It's the family affair that keeps running but dad was keeping his counsel for fear of fanning the flames.
As defence coach for Ireland since 2016, Andy Farrell has previously been tasked with neutering the threat of son, Owen, who will captain England on Sunday, either at out-half or first centre.
But the round-three Guinness Six Nations match at Twickenham will be Andy’s first time in sole charge of a team sent out to stop Owen, a dangerous attacking threat for England no matter where he is deployed by Eddie Jones.
The Ireland boss is extremely close to his son and knows that he has the potential to win the game for England and deny the visitors a Triple Crown title.
So when Andy spoke to reporters yesterday he knew the questions about the unique match-up would come, and having somewhat opened up on the subject last week - saying the situation was tougher for Owen's mum, sisters and son - preferred to dead-bat the queries.
Given Owen is captain of England, is it the most challenging week of your career?
"I wouldn’t say so. No.

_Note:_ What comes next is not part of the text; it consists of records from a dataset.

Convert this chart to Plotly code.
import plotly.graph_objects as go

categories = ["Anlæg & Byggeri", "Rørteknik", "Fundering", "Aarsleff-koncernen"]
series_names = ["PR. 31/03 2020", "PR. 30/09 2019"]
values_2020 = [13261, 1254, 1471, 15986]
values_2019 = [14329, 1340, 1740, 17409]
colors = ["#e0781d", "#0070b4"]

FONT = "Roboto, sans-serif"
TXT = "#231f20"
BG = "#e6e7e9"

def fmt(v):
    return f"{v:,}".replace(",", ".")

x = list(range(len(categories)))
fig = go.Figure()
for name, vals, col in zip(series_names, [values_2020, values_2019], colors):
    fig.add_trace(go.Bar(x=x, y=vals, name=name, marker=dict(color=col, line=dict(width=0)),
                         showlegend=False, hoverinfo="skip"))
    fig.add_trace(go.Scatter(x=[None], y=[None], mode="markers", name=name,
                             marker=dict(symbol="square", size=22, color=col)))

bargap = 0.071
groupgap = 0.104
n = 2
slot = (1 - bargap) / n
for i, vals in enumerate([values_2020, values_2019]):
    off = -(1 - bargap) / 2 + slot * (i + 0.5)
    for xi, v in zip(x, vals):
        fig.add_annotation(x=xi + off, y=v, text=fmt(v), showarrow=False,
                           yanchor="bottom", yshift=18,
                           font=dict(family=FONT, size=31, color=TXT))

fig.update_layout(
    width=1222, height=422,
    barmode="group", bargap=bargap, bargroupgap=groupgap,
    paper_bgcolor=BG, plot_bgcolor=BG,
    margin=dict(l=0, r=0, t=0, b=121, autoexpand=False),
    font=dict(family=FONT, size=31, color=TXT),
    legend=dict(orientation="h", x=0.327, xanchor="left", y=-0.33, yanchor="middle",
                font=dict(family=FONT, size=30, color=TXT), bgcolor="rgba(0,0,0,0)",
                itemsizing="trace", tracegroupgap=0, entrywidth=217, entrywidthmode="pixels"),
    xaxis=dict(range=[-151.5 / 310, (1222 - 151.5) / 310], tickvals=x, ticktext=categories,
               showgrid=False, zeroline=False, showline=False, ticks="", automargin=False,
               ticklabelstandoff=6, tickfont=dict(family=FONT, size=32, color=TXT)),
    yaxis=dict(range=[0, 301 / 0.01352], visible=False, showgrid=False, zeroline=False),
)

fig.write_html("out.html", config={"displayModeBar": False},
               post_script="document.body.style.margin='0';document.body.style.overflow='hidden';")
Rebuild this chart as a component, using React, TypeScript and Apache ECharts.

It’s another big game. I suppose we’ll play this game and the next one will be big as well. That’s what Test match football is all about."
Have you spoken to him much this week, in comparison to a week when you are not playing England?
"I think I’ve spoken to him two or three times. Sometimes it’s once a week. Sometimes it’s five times a week. Sometimes it’s ten.
"There’s nothing new there. Bit of Facetime talking to my grandson, that kind of thing."
With your head coach hat on, is Owen Farrell more dangerous at out-half or centre?
"You tell me, you tell me. I don't know. I suppose he is just happy to do whatever he is asked to do for his country.
"He has never whinged, no matter where he has played. I suppose he is just like the rest of the boys really that he would proud to wear the shirt."
Owen, of course, is not the only connection Andy has to Sunday's opponents having won eight caps as a player and served as defence coach with England between 2011 and 2015.
Jones took over from Stuart Lancaster in 2015 and decided not to keep Farrell on but in 2018 asked the then-Ireland defence coach to come back on board.
"He asked the question and I had a good job anyway so that was that," said Farrell when asked how that conversation went.
"No more than that, no."
Farrell’s time as a player with Saracens between 2006 and 2009 also overlapped with Jones’ stint there, firstly as an advisor and subsequently as a coach.
"He was there as a consultant when I first joined," added the 44-year-old former dual code England international.
"We knew that he was coming to take over as head coach there a year later.
"He re-signed me actually which I was grateful for. It was great to spend some time with him.
"He's certainly a very wise coach, he's been through a hell of a lot. He's had some awesome experiences and I've always enjoyed going for a coffee with Eddie and talking through those experiences.
"He loves talking about rugby and so do I and I like to try and tap into those experiences he's been through.
"My honest opinion on [not being kept on after the 2015 World Cup], I don't think it was my job anyway, I don't.
"I worked for Stuart, and Stuart had left and I would have done exactly the same if I was Eddie."